> **TO DO**
Leave the pictures out and quote every line from the start of the listing to the line with "return min(1.0, max(0.0, 1", inclusive.

Charts and diagrams as code
★ ★ ★ ★ ★ ★ ★

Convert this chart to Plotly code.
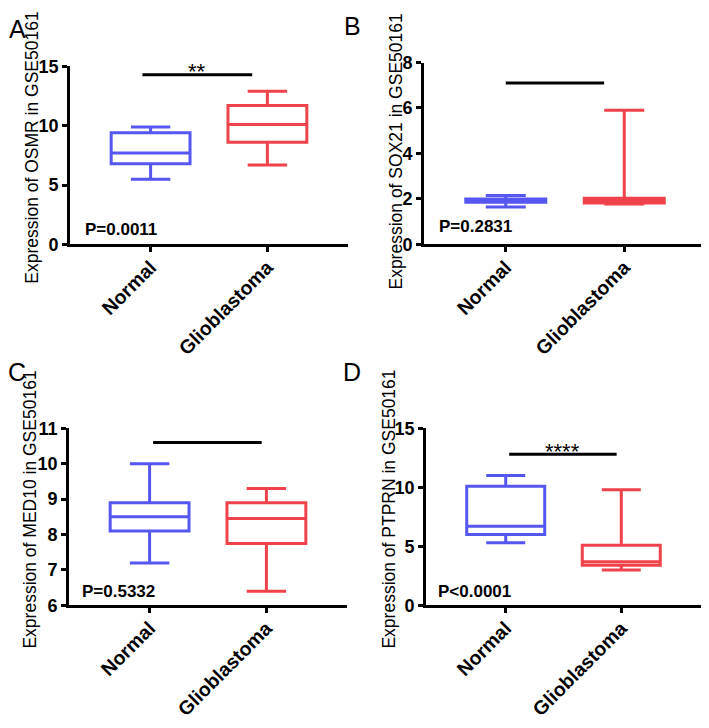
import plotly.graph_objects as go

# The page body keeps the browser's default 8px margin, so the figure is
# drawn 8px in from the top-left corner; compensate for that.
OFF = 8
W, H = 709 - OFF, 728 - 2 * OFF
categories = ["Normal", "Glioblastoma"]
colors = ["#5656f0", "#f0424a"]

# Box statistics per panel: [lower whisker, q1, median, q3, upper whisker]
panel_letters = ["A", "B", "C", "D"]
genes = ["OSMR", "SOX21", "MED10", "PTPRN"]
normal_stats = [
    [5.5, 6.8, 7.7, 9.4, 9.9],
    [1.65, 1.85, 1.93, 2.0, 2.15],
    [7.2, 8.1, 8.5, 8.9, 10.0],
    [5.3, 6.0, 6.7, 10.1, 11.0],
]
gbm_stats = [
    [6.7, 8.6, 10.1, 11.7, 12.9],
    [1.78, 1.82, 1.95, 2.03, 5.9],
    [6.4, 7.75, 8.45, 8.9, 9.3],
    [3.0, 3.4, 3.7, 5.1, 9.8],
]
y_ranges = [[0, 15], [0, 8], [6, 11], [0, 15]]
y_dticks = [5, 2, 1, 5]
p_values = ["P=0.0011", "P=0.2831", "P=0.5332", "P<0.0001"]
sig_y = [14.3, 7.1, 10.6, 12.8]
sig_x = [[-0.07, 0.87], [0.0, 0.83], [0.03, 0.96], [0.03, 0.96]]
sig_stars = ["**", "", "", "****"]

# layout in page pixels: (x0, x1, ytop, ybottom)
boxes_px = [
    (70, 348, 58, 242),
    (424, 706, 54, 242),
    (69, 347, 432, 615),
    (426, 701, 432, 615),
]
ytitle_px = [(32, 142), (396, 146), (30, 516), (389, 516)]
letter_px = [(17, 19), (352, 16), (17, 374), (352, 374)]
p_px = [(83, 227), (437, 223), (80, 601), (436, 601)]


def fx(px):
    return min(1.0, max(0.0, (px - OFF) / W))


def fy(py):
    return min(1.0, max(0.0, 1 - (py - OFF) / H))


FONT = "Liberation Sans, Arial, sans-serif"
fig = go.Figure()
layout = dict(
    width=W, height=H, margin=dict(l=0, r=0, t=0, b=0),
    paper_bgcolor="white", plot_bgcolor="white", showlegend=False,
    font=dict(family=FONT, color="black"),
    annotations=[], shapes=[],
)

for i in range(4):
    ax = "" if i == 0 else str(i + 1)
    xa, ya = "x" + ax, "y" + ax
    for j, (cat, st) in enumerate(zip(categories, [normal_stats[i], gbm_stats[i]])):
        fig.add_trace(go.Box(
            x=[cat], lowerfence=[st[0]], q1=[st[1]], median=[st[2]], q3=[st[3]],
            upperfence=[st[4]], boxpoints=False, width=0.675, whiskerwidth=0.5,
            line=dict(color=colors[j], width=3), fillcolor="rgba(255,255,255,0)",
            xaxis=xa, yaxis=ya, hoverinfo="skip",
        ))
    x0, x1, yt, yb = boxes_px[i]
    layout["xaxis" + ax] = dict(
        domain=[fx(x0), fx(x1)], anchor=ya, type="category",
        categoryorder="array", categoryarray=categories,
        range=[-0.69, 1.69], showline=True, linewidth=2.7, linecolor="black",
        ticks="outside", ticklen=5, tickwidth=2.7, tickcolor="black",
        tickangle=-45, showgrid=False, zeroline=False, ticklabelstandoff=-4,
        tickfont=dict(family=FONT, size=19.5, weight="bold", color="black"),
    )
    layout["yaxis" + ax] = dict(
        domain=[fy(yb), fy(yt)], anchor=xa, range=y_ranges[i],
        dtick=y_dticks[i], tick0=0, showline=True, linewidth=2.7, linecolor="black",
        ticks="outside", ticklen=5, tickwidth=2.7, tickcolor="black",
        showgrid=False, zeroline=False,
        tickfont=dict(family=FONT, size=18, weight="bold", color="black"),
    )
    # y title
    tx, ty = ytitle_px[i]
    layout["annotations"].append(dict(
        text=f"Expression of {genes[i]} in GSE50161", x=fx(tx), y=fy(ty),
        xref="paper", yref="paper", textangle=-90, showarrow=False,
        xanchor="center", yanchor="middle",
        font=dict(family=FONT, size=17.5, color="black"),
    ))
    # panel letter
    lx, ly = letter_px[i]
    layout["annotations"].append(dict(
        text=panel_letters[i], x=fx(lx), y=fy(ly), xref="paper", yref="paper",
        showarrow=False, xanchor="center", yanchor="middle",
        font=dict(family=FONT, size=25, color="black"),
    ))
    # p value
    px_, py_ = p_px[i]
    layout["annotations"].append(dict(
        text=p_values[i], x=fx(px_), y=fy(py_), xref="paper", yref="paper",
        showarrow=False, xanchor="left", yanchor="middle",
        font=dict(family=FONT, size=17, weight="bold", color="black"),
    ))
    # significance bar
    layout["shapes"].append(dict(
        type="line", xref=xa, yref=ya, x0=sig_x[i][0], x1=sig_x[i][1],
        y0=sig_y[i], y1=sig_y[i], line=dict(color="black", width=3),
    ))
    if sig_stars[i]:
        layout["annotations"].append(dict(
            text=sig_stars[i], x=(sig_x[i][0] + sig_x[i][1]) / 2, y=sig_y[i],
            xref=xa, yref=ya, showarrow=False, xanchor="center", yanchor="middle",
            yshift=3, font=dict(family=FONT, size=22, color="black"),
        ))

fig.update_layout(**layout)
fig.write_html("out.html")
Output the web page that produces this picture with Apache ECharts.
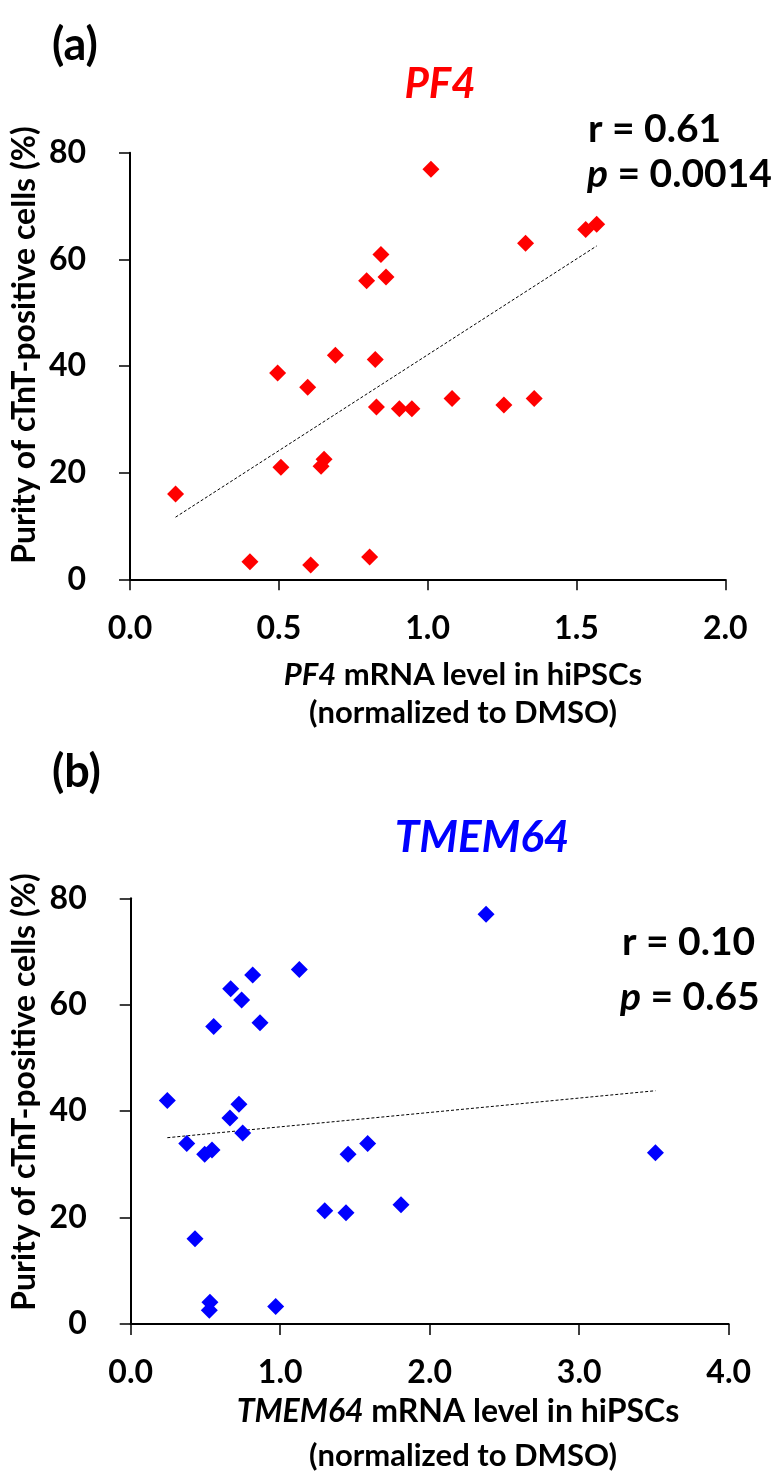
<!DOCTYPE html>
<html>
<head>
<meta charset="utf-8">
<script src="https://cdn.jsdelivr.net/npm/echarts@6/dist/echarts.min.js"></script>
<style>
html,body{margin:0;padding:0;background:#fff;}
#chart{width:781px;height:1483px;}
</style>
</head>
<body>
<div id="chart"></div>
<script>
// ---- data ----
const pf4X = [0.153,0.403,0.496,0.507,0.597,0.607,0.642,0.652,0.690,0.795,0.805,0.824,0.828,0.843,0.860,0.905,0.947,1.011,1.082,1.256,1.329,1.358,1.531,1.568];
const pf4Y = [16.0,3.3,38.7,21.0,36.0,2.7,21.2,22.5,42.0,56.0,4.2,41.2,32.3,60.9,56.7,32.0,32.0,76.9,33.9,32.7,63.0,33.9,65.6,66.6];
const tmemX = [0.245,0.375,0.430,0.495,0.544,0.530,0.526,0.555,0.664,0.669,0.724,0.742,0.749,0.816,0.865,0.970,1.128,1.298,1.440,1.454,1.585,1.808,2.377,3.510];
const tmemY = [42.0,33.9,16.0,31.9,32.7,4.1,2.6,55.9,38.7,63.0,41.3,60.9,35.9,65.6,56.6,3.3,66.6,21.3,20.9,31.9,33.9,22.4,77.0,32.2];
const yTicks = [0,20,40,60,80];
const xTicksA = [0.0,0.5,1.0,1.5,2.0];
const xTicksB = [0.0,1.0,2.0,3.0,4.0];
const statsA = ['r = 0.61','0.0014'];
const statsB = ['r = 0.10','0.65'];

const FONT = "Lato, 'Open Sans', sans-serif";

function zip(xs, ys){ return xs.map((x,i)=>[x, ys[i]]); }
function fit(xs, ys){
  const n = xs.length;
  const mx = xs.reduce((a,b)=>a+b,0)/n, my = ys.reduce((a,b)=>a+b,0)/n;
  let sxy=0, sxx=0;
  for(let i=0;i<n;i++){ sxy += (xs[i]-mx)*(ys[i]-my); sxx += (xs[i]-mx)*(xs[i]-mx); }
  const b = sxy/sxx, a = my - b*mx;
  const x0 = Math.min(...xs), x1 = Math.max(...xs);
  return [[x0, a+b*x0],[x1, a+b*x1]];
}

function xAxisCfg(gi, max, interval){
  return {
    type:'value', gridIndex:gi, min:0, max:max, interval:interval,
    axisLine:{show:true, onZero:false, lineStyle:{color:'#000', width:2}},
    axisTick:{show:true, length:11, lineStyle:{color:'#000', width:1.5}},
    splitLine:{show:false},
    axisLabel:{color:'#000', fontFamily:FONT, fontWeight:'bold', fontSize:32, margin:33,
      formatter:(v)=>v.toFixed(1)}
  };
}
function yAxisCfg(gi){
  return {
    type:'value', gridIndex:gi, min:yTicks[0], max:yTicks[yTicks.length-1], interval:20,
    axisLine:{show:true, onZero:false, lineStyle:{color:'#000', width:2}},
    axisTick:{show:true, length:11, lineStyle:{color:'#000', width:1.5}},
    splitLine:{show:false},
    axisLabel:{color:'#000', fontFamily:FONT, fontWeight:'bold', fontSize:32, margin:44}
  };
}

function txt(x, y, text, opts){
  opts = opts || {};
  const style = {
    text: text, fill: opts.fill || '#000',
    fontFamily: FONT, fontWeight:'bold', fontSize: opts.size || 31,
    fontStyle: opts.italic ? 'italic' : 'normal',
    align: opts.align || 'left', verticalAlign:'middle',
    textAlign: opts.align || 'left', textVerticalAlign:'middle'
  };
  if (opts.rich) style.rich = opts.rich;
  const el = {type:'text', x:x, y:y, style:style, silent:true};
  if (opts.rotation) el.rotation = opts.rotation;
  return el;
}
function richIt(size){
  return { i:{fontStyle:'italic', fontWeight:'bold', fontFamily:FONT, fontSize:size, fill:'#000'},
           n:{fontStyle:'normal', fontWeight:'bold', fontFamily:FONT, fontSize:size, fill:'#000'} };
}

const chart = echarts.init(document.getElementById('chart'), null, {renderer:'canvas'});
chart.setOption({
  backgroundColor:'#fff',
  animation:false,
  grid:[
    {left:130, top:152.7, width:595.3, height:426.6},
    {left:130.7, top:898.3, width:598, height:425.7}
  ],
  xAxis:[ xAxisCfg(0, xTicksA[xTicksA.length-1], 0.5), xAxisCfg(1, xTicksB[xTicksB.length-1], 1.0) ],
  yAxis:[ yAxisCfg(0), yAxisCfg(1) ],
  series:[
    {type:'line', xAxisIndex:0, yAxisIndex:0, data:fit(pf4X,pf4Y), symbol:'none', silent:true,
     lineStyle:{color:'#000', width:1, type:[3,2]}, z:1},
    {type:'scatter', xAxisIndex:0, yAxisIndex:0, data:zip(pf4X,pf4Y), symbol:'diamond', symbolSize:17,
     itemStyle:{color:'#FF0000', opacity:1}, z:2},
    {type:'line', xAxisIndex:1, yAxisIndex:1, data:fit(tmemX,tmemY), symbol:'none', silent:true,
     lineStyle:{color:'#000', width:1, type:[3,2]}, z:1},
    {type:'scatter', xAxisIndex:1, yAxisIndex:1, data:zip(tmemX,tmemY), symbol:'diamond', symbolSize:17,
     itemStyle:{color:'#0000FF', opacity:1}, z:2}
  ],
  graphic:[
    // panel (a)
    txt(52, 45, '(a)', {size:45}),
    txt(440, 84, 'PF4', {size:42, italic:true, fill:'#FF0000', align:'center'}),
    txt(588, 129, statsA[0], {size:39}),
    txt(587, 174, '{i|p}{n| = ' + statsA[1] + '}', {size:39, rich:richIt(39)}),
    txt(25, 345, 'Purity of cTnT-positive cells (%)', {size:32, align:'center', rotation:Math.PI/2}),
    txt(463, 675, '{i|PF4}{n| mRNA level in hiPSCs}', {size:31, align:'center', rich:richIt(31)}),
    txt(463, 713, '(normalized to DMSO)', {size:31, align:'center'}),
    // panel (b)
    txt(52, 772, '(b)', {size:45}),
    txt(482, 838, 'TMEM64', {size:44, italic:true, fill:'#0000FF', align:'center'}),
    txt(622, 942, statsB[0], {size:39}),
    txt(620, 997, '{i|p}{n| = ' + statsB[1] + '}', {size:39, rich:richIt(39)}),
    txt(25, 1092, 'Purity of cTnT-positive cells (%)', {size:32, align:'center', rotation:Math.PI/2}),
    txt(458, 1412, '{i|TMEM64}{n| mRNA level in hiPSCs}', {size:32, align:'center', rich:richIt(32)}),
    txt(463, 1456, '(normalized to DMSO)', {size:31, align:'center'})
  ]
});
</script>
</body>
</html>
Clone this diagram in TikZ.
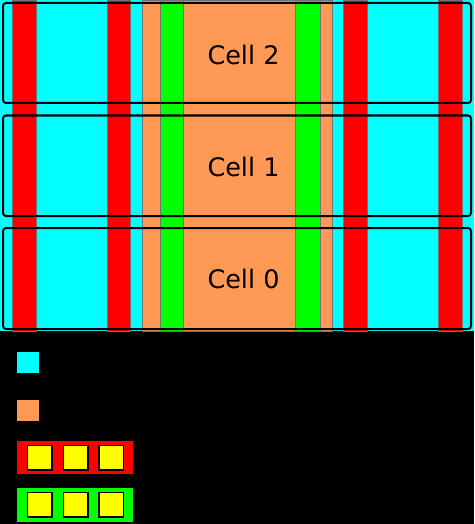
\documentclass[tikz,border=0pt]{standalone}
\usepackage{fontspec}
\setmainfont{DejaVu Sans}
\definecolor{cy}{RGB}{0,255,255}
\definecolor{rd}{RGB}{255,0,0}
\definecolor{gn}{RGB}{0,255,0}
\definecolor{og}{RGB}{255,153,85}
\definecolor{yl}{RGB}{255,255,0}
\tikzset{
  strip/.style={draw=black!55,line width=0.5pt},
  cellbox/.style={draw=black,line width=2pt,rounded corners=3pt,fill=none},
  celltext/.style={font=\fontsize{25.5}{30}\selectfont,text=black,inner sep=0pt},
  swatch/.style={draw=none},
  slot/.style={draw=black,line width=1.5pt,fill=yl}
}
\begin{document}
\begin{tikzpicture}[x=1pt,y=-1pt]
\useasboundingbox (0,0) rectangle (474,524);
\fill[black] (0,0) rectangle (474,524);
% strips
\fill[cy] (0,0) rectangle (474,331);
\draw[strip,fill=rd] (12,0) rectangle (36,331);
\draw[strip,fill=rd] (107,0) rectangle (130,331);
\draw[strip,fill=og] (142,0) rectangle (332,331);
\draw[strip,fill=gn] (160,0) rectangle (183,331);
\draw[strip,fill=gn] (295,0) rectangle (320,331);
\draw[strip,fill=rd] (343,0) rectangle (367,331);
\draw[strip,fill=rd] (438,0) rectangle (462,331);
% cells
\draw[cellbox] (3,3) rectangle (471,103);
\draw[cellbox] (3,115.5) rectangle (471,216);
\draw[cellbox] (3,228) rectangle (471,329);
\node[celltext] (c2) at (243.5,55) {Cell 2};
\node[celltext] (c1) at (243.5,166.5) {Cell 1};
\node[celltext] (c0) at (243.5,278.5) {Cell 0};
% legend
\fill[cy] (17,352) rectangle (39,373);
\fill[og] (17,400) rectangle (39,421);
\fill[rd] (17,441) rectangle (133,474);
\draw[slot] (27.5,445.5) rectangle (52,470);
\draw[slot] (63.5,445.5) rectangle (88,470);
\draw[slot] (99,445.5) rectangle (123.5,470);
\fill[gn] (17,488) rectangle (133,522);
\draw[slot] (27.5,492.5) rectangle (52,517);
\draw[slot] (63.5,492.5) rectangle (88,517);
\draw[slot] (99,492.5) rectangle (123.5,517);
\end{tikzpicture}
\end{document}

★ ★ ★ ★ ★ ★ ★

> **WRITTEN ANSWER**
Convert this chart to Plotly code.
import plotly.graph_objects as go

# The page body keeps the browser's default 8px margin, so the figure is
# drawn 8px in from the top-left corner; compensate for that.
OFF = 8
W, H = 709 - OFF, 728 - 2 * OFF
categories = ["Normal", "Glioblastoma"]
colors = ["#5656f0", "#f0424a"]

# Box statistics per panel: [lower whisker, q1, median, q3, upper whisker]
panel_letters = ["A", "B", "C", "D"]
genes = ["OSMR", "SOX21", "MED10", "PTPRN"]
normal_stats = [
    [5.5, 6.8, 7.7, 9.4, 9.9],
    [1.65, 1.85, 1.93, 2.0, 2.15],
    [7.2, 8.1, 8.5, 8.9, 10.0],
    [5.3, 6.0, 6.7, 10.1, 11.0],
]
gbm_stats = [
    [6.7, 8.6, 10.1, 11.7, 12.9],
    [1.78, 1.82, 1.95, 2.03, 5.9],
    [6.4, 7.75, 8.45, 8.9, 9.3],
    [3.0, 3.4, 3.7, 5.1, 9.8],
]
y_ranges = [[0, 15], [0, 8], [6, 11], [0, 15]]
y_dticks = [5, 2, 1, 5]
p_values = ["P=0.0011", "P=0.2831", "P=0.5332", "P<0.0001"]
sig_y = [14.3, 7.1, 10.6, 12.8]
sig_x = [[-0.07, 0.87], [0.0, 0.83], [0.03, 0.96], [0.03, 0.96]]
sig_stars = ["**", "", "", "****"]

# layout in page pixels: (x0, x1, ytop, ybottom)
boxes_px = [
    (70, 348, 58, 242),
    (424, 706, 54, 242),
    (69, 347, 432, 615),
    (426, 701, 432, 615),
]
ytitle_px = [(32, 142), (396, 146), (30, 516), (389, 516)]
letter_px = [(17, 19), (352, 16), (17, 374), (352, 374)]
p_px = [(83, 227), (437, 223), (80, 601), (436, 601)]


def fx(px):
    return min(1.0, max(0.0, (px - OFF) / W))


def fy(py):
    return min(1.0, max(0.0, 1 - (py - OFF) / H))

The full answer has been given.